I actually really enjoyed it. I think it's most obvious in this film as opposed to any of his others how much of an homage it really is. There's nothing really original about the entire thing, except to an extent its backstory. At 222 pages, it's a damned long read; ten chapters in all. It has some interesting characters, none more so than Budd, who will be played by Michael Madsen [and I think he'll do it well].

The most interesting thing was the lack of really quirky moments or humor. There's a moment between the truck drivers, and orderly and the Bride that made me laugh, and the manner in which Budd decides to, well, there's a scene in a graveyard that had me laughing. Although I'm not sure it's exactly funny. Some of Tarantino's Pei Mei had me laughing although it's really a departure in that sense. Dialogue doesn't lead to violence in this screenplay, violence leads to violence leads to violence leads to violence leads to violence.

At the start of the screenplay I was looking forward to seeing the film. At the end of the screenplay I was looking forward to seeing the film. During it, well, same. The thing is, I don't think it's a masterpiece of writing. It's really over-the-top in violence; an epic grindhouse picture, if you'd like [and plenty do, and are already calling it as such].

I'll see the film, and I look forward to seeing what Quentin will do after it. It's a huge departure from his first three films in some ways, and in other ways, not so much at all. The dialogue is all that had me worried. It just felt a little too detached from him in places [there's a wonderful scene between Bill and the Bride as they talk on car phones, however].

I have very mixed feelings. Perhaps it was too late to be reading such a tour-de-force of violence. 222 pages!

I eagerly await to see Kill Bill.
Tarantino's gone out on a limb of sorts with this one, let me tell you...

http://come.to/killbill



Amongst the new highlights is that the film will be spead across four countries - China, Japan, Mexico and America as Uma's character travels around the world to kill the five men who've traumatized her.
This is wrong, just by the way.
The original rumors stated that Bill was the Bride's pimp and that she had to go and kill the five men who had traumatised her.

Turns out that's not the case:

WARNING: "Kill Bill" spoilers below
Like in Mia Wallace's Fox Force Five stint in Pulp Fiction, the Bride is one fifth of the deadliest female assassin group in the world, organised by the world's best; Bill. Much, some may say, like Charlies Angels in some respects.

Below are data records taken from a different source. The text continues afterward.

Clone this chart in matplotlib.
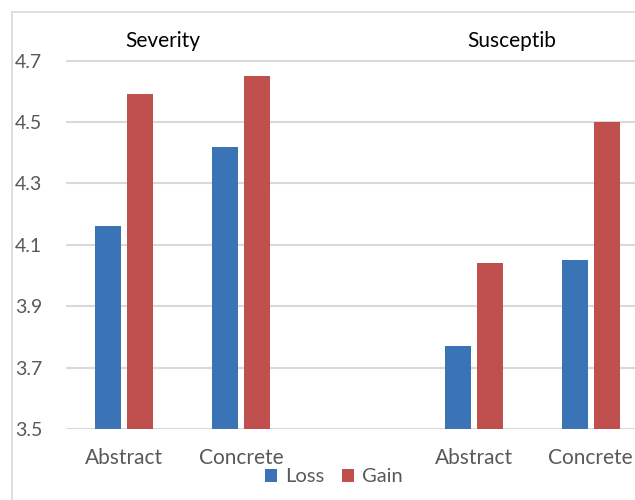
import numpy as np
import matplotlib.pyplot as plt
from matplotlib.lines import Line2D

# chart values (middle slot is an empty gap between the two panels)
categories = ['Abstract', 'Concrete', '', 'Abstract', 'Concrete']
loss = [4.16, 4.42, np.nan, 3.77, 4.05]
gain = [4.59, 4.65, np.nan, 4.04, 4.50]
yticks = [3.5, 3.7, 3.9, 4.1, 4.3, 4.5, 4.7]
group_titles = ['Severity', 'Susceptib']

plt.rcParams['font.family'] = ['Lato', 'DejaVu Sans']

W, H = 635, 500
fig = plt.figure(figsize=(W / 100, H / 100), dpi=100)
ax = fig.add_axes([66 / W, 71 / H, (W - 66) / W, 417 / H])

x = np.arange(len(categories))
bw = 0.223
off = 0.137
ax.bar(x - off, loss, bw, color='#3a74b7', label='Loss', zorder=3)
ax.bar(x + off, gain, bw, color='#c0504d', label='Gain', zorder=3)

ax.set_ylim(3.5, 3.5 + 417 / 307)
ax.set_xlim(-0.5, 4.5 - 14 / 116.6)
ax.set_yticks(yticks)
ax.set_yticklabels([f'{v:.1f}' for v in yticks])
ax.set_xticks(x)
ax.set_xticklabels(categories)
ax.tick_params(axis='y', length=0, pad=17, labelsize=14, labelcolor='#595959')
ax.tick_params(axis='x', length=0, pad=14, labelsize=15, labelcolor='#595959')
ax.grid(axis='y', color='#d9d9d9', linewidth=1.5, zorder=0)
for s in ax.spines.values():
    s.set_visible(False)

# panel titles
fig.text(163 / W, 1 - 41 / H, group_titles[0], ha='center', va='center', fontsize=15, color='black')
fig.text(512 / W, 1 - 41 / H, group_titles[1], ha='center', va='center', fontsize=15, color='black')

# chart border (cropped on right and bottom)
fig.add_artist(Line2D([12 / W, 1], [1 - 12 / H, 1 - 12 / H], color='#d9d9d9', lw=1.2))
fig.add_artist(Line2D([12 / W, 12 / W], [0, 1 - 12 / H], color='#d9d9d9', lw=1.2))

leg = fig.legend(loc='center', bbox_to_anchor=(334 / W, 1 - 477 / H), ncol=2, frameon=False,
                 fontsize=14.5, handlelength=0.6, handleheight=0.6, handletextpad=0.4,
                 columnspacing=0.9, borderpad=0)
for t in leg.get_texts():
    t.set_color('#595959')

fig.savefig('out.png', dpi=100)
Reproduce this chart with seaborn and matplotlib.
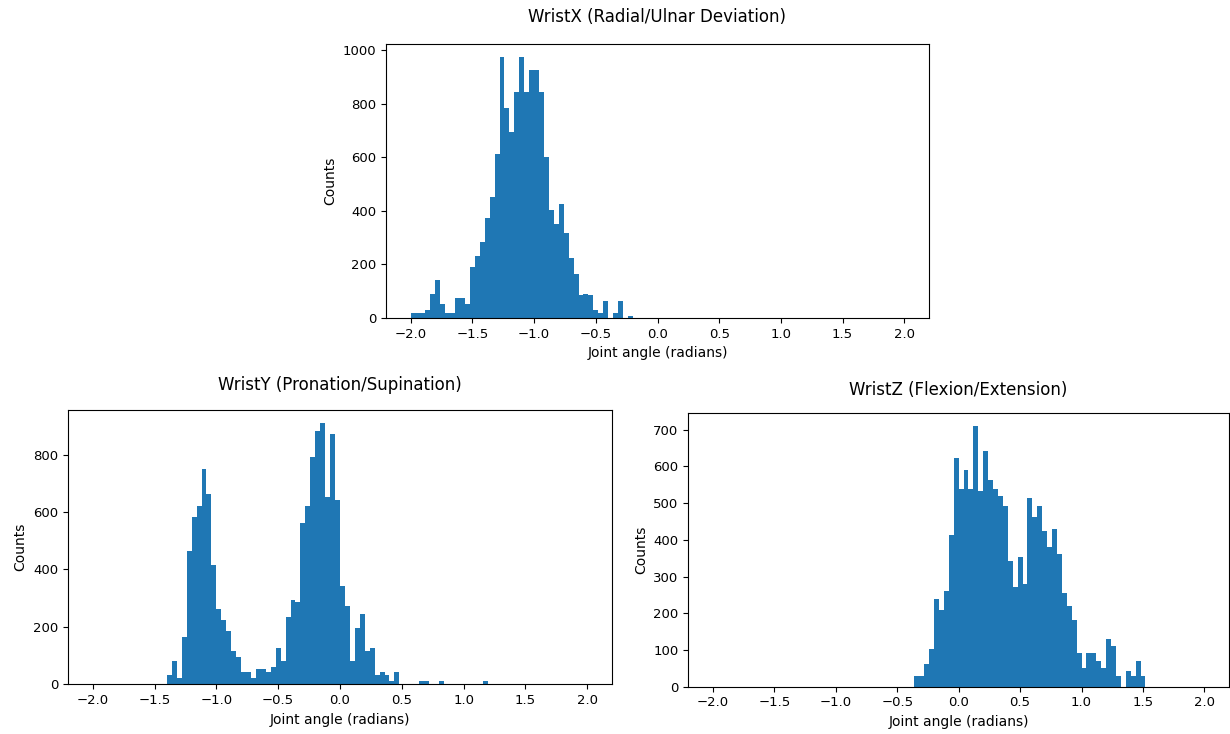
import numpy as np
import pandas as pd
import matplotlib
matplotlib.use("Agg")
import matplotlib.pyplot as plt
import seaborn as sns

# ---- data: counts per bin (100 bins of width 0.04 spanning -2..2) ----
n_bins = 100
bin_range = (-2.0, 2.0)

wrist_x_counts = [
    20, 20, 20, 31, 90, 143, 52, 20, 20, 74,
    74, 52, 191, 233, 282, 372, 453, 612, 974, 783,
    695, 845, 974, 845, 924, 924, 845, 602, 403, 351,
    426, 316, 223, 165, 84, 90, 86, 31, 20, 62,
    0, 20, 62, 0, 9, 0, 0, 0, 0, 0,
    0, 0, 0, 0, 0, 0, 0, 0, 0, 0,
    0, 0, 0, 0, 0, 0, 0, 0, 0, 0,
    0, 0, 0, 0, 0, 0, 0, 0, 0, 0,
    0, 0, 0, 0, 0, 0, 0, 0, 0, 0,
    0, 0, 0, 0, 0, 0, 0, 0, 0, 0,
]

wrist_y_counts = [
    0, 0, 0, 0, 0, 0, 0, 0, 0, 0,
    0, 0, 0, 0, 0, 31, 81, 22, 166, 463,
    582, 622, 751, 662, 414, 264, 225, 186, 117, 96,
    42, 42, 22, 52, 52, 42, 61, 125, 81, 235,
    295, 286, 563, 622, 791, 882, 910, 652, 871, 643,
    344, 273, 81, 195, 244, 117, 125, 31, 42, 31,
    12, 42, 0, 0, 0, 0, 12, 12, 0, 0,
    12, 0, 0, 0, 0, 0, 0, 0, 0, 12,
    0, 0, 0, 0, 0, 0, 0, 0, 0, 0,
    0, 0, 0, 0, 0, 0, 0, 0, 0, 0,
]

wrist_z_counts = [
    0, 0, 0, 0, 0, 0, 0, 0, 0, 0,
    0, 0, 0, 0, 0, 0, 0, 0, 0, 0,
    0, 0, 0, 0, 0, 0, 0, 0, 0, 0,
    0, 0, 0, 0, 0, 0, 0, 0, 0, 0,
    0, 30, 30, 62, 102, 240, 210, 260, 412, 622,
    540, 591, 540, 711, 534, 642, 564, 540, 519, 493,
    342, 272, 354, 281, 513, 462, 493, 424, 381, 431,
    362, 254, 221, 182, 92, 51, 92, 92, 70, 51,
    131, 112, 30, 0, 43, 30, 70, 30, 0, 0,
    0, 0, 0, 0, 0, 0, 0, 0, 0, 0,
]

titles = [
    "WristX (Radial/Ulnar Deviation)",
    "WristY (Pronation/Supination)",
    "WristZ (Flexion/Extension)",
]
x_label = "Joint angle (radians)"
y_label = "Counts"
x_ticks = [-2.0, -1.5, -1.0, -0.5, 0.0, 0.5, 1.0, 1.5, 2.0]

bin_edges = np.linspace(bin_range[0], bin_range[1], n_bins + 1)
bin_centers = (bin_edges[:-1] + bin_edges[1:]) / 2

fig = plt.figure(figsize=(12.3, 7.34), dpi=100)
W, H = 1230, 734

def px_axes(left, top, right, bottom):
    return fig.add_axes([left / W, 1 - bottom / H, (right - left) / W, (bottom - top) / H])

ax_top = px_axes(386, 44, 929, 318)
ax_bl = px_axes(68, 410, 612, 684.3)
ax_br = px_axes(688.3, 412.7, 1229, 686.7)

title_pads = [15.5, 14.5, 13]

for ax, counts, title, pad in zip([ax_top, ax_bl, ax_br],
                                  [wrist_x_counts, wrist_y_counts, wrist_z_counts],
                                  titles, title_pads):
    df = pd.DataFrame({"angle": bin_centers, "count": np.asarray(counts, dtype=float)})
    sns.histplot(data=df, x="angle", weights="count", bins=n_bins, binrange=bin_range,
                 color="#1f77b4", alpha=1.0, linewidth=0, ax=ax)
    ax.set_title(title, fontsize=12, pad=pad)
    ax.set_xlabel(x_label, fontsize=10)
    ax.set_ylabel(y_label, fontsize=10)
    ax.tick_params(labelsize=9.5)
    ax.set_xticks(x_ticks)

fig.savefig("out.png", dpi=100)
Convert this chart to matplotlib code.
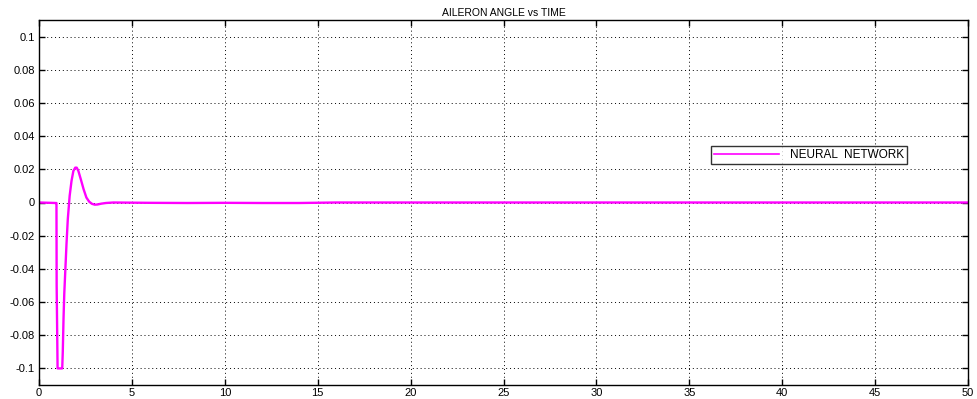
import matplotlib.pyplot as plt

# aileron deflection (time in s)
time = [0, 0.9, 0.94, 0.95, 0.97, 1.0, 1.25, 1.28, 1.32, 1.36, 1.42, 1.48,
        1.55, 1.65, 1.75, 1.85, 1.95, 2.03, 2.12, 2.25, 2.4, 2.55, 2.7,
        2.85, 3.0, 3.15, 3.35, 3.6, 4.0, 6.0, 8.0, 10.0, 12.0, 14.0, 16.0, 50.0]
angle = [0, -0.0003, -0.0003, -0.05, -0.07, -0.1, -0.1, -0.09, -0.07, -0.055,
         -0.04, -0.025, -0.01, 0.004, 0.013, 0.019, 0.021, 0.021, 0.019, 0.014,
         0.008, 0.003, 0.0005, -0.0008, -0.0013, -0.0012, -0.0007, -0.0003, 0.0,
         -0.0002, -0.0003, -0.0002, -0.0003, -0.0003, 0.0, 0.0]

xticks = list(range(0, 51, 5))
yticks = [-0.1, -0.08, -0.06, -0.04, -0.02, 0, 0.02, 0.04, 0.06, 0.08, 0.1]
ytick_labels = ['-0.1', '-0.08', '-0.06', '-0.04', '-0.02', '0',
                '0.02', '0.04', '0.06', '0.08', '0.1']

plt.rcParams['font.family'] = ['Liberation Sans', 'DejaVu Sans']

fig = plt.figure(figsize=(9.77, 3.99), dpi=100)
ax = fig.add_axes([39 / 977, 14 / 399, 929 / 977, 365 / 399])

ax.plot(time, angle, color='#ff00ff', linewidth=1.7, label='NEURAL  NETWORK')

ax.set_xlim(0, 50)
ax.set_ylim(-0.11, 0.11)
ax.set_xticks(xticks)
ax.set_yticks(yticks)
ax.set_yticklabels(ytick_labels)
ax.tick_params(direction='in', length=4, width=1, labelsize=8,
               top=True, right=True, pad=3)
ax.tick_params(axis='x', pad=2)
ax.grid(True, color='black', linestyle=(0, (1, 3)), linewidth=0.7)

for s in ax.spines.values():
    s.set_linewidth(1)

ax.set_title('AILERON ANGLE vs TIME', fontsize=7.5, pad=3)

leg = ax.legend(loc='center', bbox_to_anchor=(0.829, 0.63), fontsize=8.5,
                frameon=True, fancybox=False, edgecolor='black',
                handlelength=5.5, borderpad=0.25, handletextpad=0.9)
leg.get_frame().set_linewidth(1)
for line in leg.get_lines():
    line.set_linewidth(1.2)

fig.savefig('out.png', dpi=100)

yeah i dont think a lot of people like to read the script before watching the movie.... It seems like it would totally ruin it.



A novel adaptation.
I liked the script,
but...
It could definitley use some work, I hope they post the changes soon.
__________________
"We are all worms, but I do believe I am a glow-worm."
--Winston Churchill



Back with a bang!
Apparently the movie is also influenced by the Swedish movie Thriller (a.k.a. Hooker's Revenge, a.k.a. They Call Her One Eye, a.k.a. Thriller - A Cruel Picture) from 1974. It is a very wierd move about a girl that is forced to heroin addiction and prostitution, and about her revenge on her pimp. The movie is extremely graphic, and actually contains real hard-core sex scenes, as well as shots from a real autopsy. Tarantino claims it is one of his all time favourite movies.